In general, the majority of court records are accessible to the public, however, once a criminal record is suspended or pardoned the public or police can no longer access this information.
Once a record suspension is granted, it is the responsibility of all courts and police services to seal, destroy or separate all court documents, police reports, and criminal records pertaining to the conviction. Therefore, making it no longer possible to publicly access the records, unless there is approval from the Federal Ministry of Justice.
The release of Dancey’s criminal record may have simply occurred as an oversight by the Alberta courts. However, an oversight that undermines the pardon system and impacts public confidence in how legitimate record suspensions actually are.

Absolving individuals of their criminal history allows persons to escape the stigma associated to having a criminal record, and allows individuals a second chance, better employment, housing, and education opportunities, and overall closure for past mistakes.
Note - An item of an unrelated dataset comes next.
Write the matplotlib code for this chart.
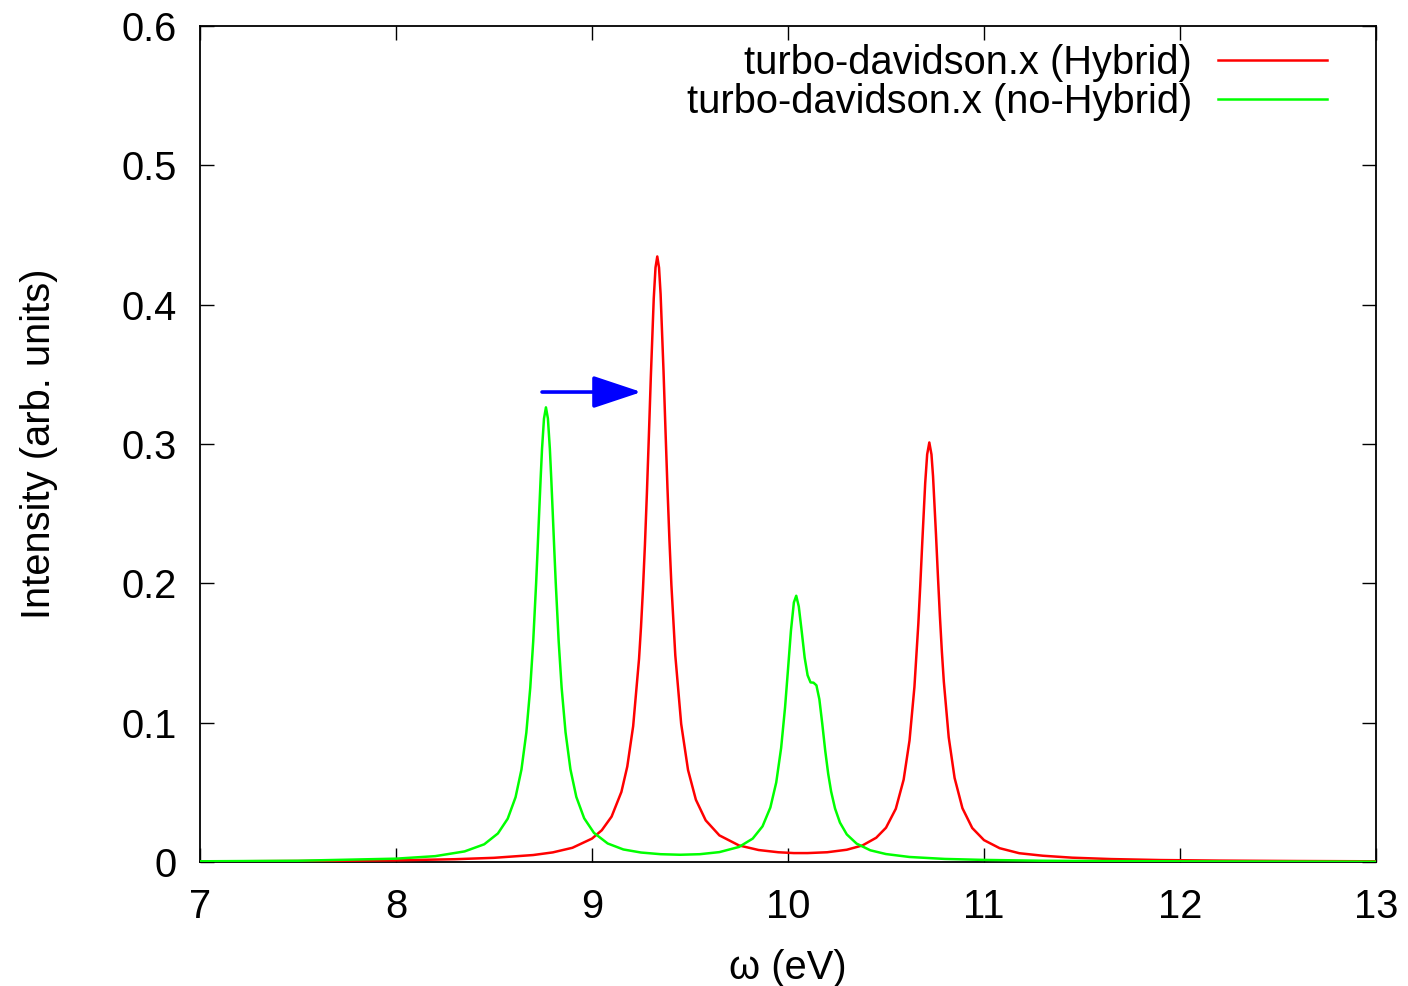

Having one’s record or court documents released after a record suspension/pardon has been granted has the potential to significantly affect someone’s life.

The sanctity of the record suspensions system and its maintenance is of the utmost importance, as thousands of Canadians rely on the accuracy and diligence that ensures their records are separated and kept private from the public upon being suspended.

However, it is still important to note that the Human Rights Act forbids discrimination based on a record suspended conviction. This includes the opportunity to work in a federal agency.
Furthermore, the Canadian Records Act states that no employment application form within the federal public service may ask any question that would require an applicant to disclose a conviction that has been suspended or pardoned. Therefore, Dancey’s pardon should have absolved him from any obligation to publically disclose his past conviction.
At this time, the Court of Queen’s Bench refuses to make any comments regarding the release of these court records. However, it is the responsibility of the document holder to have the pardoned court documents sealed.

This mistake on the part of the court should not be taken lightly, or without accountability. If laws can be broken with impunity, the sanctity of the rule of law becomes shattered.
Therefore, the court, and the parties involved who were responsible for releasing these suspended records should be publically reprimanded for their discretions.